No aforismo quinto da obra, Nietzsche apresenta como título Crítica do
niilismo, afirmando no mesmo o surgimento do niilismo como uma condição
psicológica, assim, o niilismo restringe-se:
[...] ao conhecimento de longo desperdício da força, a tortura que
ocasiona esse em vão, a incerteza, a falta de oportunidade de se refazer de
qualquer maneira que seja, de tranqüilizar-se em relação ao que quer que seja –
a vergonha de si mesmo, como se fôramos ludibriados por longo tempo...

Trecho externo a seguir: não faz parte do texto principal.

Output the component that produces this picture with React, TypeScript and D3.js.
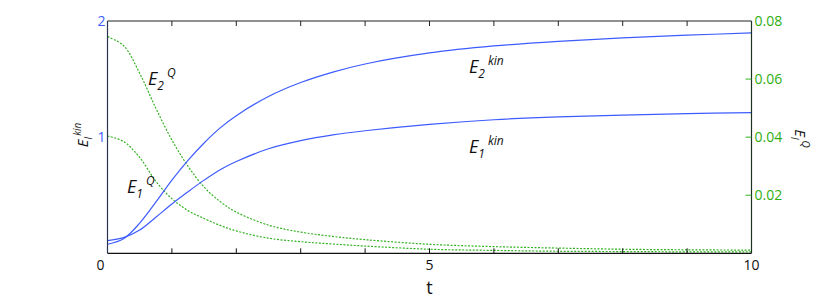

Como notamos, não é possível desvendar um caráter global da existência
com esses três “moventes” ou categorias acima referidas, desta forma, acabamos
excluindo o princípio organizador e toda transcendência, remetendo a realidade
do mundo a um eterno fluir das coisas, um eterno vir-a-ser. Mas a questão ou o
problema agora é que apreendemos o mundo como algo desprovido de sentido e de
valor. Por isso, “não tolera mais este mundo, embora não queira negá-lo”.